Backup & retention strategy

Hello,

we are new to the Elastic Stack and we're trying to design our backup & data retention strategy. Our use case is for logs and so we have the standard index per day setup.

Before delving into Elasticsearch internals our business requirements are that we want recent logs fast to search, old logs up to some point backed up somewhere but we also want everything backed up and possible to restore in case of a fully catastrophic cluster failure.

After reading the relevant documentation we have come up with the following plan on how to leverage Elasticsearch features to cover all our requirements:

There are 4 stages our logs enter depending on their age:

  • Warm
  • fast searchable
  • high CPU cluster nodes
  • Cold
  • slow(er) searchable
  • low CPU cluster nodes
  • data compressed
  • data forcemerged
  • Warm backup
  • fast restore
  • indexes closed but still on disk
  • Cold backup
  • slow(er) restore
  • indexes deleted from disk
  • only available on snapshots

To ensure we have all the data backed up but our long term backups take up as little space as possible we're gonna use two snapshot repositories:

  • Long term
  • Daily snapshot indices after they have been moved to the Cold stage and so they have first been compressed and optimised
  • Short term
  • Snapshot indices in the Warm stage as often as possible
  • Keep some increasing back-off interval of snapshots around and delete the rest (e.g. if the snapshot runs every minute keep all minute snapshots of the last 20 minutes and all hourly snapshots for the last 24 hours)

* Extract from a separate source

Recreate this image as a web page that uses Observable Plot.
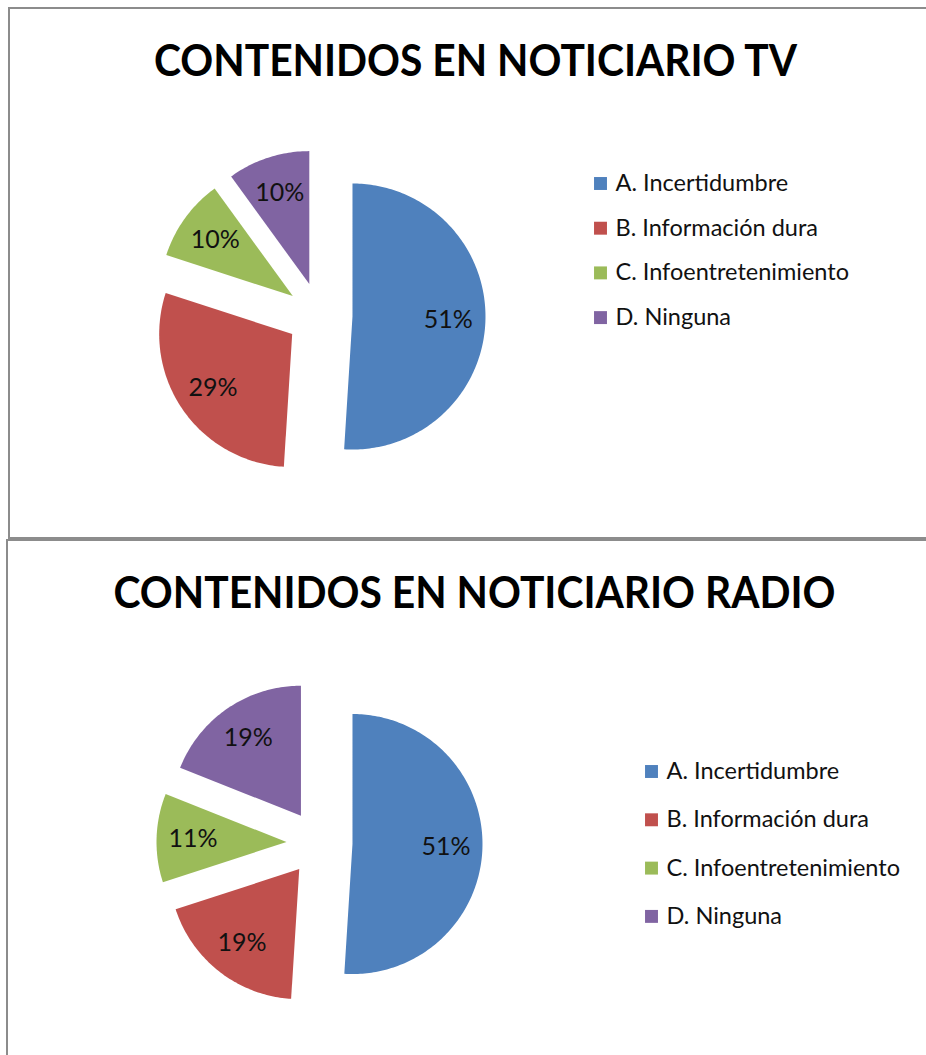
<!DOCTYPE html>
<html>
<head>
<meta charset="utf-8">
<script src="https://cdn.jsdelivr.net/npm/d3@7"></script>
<script src="https://cdn.jsdelivr.net/npm/@observablehq/plot@0.6"></script>
<style>
  html, body { margin: 0; padding: 0; background: #fff; overflow: hidden; }
  body { width: 926px; height: 1055px; position: relative; }
  .panel { position: absolute; width: 930px; border: 2px solid #8c8c8c; box-sizing: border-box; }
  .chart { position: absolute; left: 0; width: 926px; }
</style>
</head>
<body>
<div class="panel" style="left:8px; top:7px; height:532px;"></div>
<div class="panel" style="left:6px; top:539px; height:530px;"></div>
<div id="tv" class="chart" style="top:0px;"></div>
<div id="radio" class="chart" style="top:540px;"></div>
<script>
// ---- data ----
const categories = ["A. Incertidumbre", "B. Información dura", "C. Infoentretenimiento", "D. Ninguna"];
const colors = ["#4F81BD", "#C0504D", "#9BBB59", "#8064A2"];
const tvValues = [51, 29, 10, 10];
const radioValues = [51, 19, 11, 19];
const titleTV = "CONTENIDOS EN NOTICIARIO TV";
const titleRadio = "CONTENIDOS EN NOTICIARIO RADIO";

// ---- layout ----
const W = 926;
const layoutTV = {height: 540, cx: 319, cy: 315, r: 133, explode: 33, titleX: 475, titleY: 61, titleW: 643,
  legendX: 600, legendY: 183, legendStep: 44.7};
const layoutRadio = {height: 515, cx: 319, cy: 302.5, r: 130, explode: 33, titleX: 474, titleY: 53, titleW: 722,
  legendX: 651, legendY: 231, legendStep: 48.3};

function pieChart(values, title, L) {
  const rows = categories.map((c, i) => ({category: c, value: values[i]}));
  const arcs = d3.pie().value(d => d.value).sort(null).startAngle(0).endAngle(2 * Math.PI)(rows);
  const poly = [];
  const labels = [];
  for (const a of arcs) {
    const mid = (a.startAngle + a.endAngle) / 2;
    const ox = L.cx + L.explode * Math.sin(mid);
    const oy = L.cy - L.explode * Math.cos(mid);
    const cat = a.data.category;
    poly.push({category: cat, x: ox, y: oy});
    const n = Math.max(2, Math.ceil((a.endAngle - a.startAngle) / (Math.PI / 180)));
    for (let k = 0; k <= n; ++k) {
      const t = a.startAngle + (a.endAngle - a.startAngle) * k / n;
      poly.push({category: cat, x: ox + L.r * Math.sin(t), y: oy - L.r * Math.cos(t)});
    }
    poly.push({category: cat, x: ox, y: oy});
    labels.push({category: cat, text: a.data.value + "%",
      x: ox + 0.72 * L.r * Math.sin(mid), y: oy - 0.72 * L.r * Math.cos(mid)});
  }
  const legend = categories.map((c, i) => ({category: c, x: L.legendX, y: L.legendY + i * L.legendStep}));
  const svg = Plot.plot({
    width: W,
    height: L.height,
    margin: 0,
    style: {fontFamily: "Lato, 'Open Sans', sans-serif", background: "transparent"},
    x: {domain: [0, W], range: [0, W], axis: null},
    y: {domain: [0, L.height], range: [0, L.height], axis: null},
    color: {domain: categories, range: colors},
    marks: [
      Plot.line(poly, {x: "x", y: "y", z: "category", fill: "category", stroke: "none", curve: "linear"}),
      Plot.text(labels, {x: "x", y: "y", text: "text", fontSize: 25, fill: "#111", lineAnchor: "middle"}),
      Plot.dot(legend, {x: "x", y: "y", fill: "category", symbol: "square", r: 7.3, stroke: "none"}),
      Plot.text(legend, {x: "x", y: "y", text: "category", dx: 15, textAnchor: "start", fontSize: 23.5, fill: "#111", lineAnchor: "middle"}),
      Plot.text([title], {x: () => L.titleX, y: () => L.titleY, text: d => d, fontSize: 44, fontWeight: "bold", fill: "#000", lineAnchor: "middle"})
    ]
  });
  svg.querySelectorAll("text").forEach(t => {
    if (t.textContent.startsWith("CONTENIDOS")) {
      t.setAttribute("textLength", L.titleW);
      t.setAttribute("lengthAdjust", "spacingAndGlyphs");
    }
  });
  return svg;
}

document.getElementById("tv").appendChild(pieChart(tvValues, titleTV, layoutTV));
document.getElementById("radio").appendChild(pieChart(radioValues, titleRadio, layoutRadio));
</script>
</body>
</html>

So to implement this strategy the following steps are run daily:

  • Delete indices older than Warm backup max age
  • Close indices older than Cold max age
  • Reallocate to cold nodes indices older than Warm max age
  • Forcemerge indices older than Warm max age
  • Snapshot indices older than Warm max age
  • Delete snapshots older than Cold backup max age

And the following steps are run as often as possible

  • Snapshot warm indices
  • Delete unneeded snapshots as explained above in Short term

For the implementation we plan on using curator since it seems to be the best way of keeping this kind of configuration on a human readable format.

So... does this whole approach make sense? Have we missed any steps in the implementation? Is there some better or simpler way to do this?

Note that we have been largely inspired by this GitHub comment, it was a great read.

This approach makes sense to me. It's similar to what I usualy recommend, depending on the use case and requirement of course.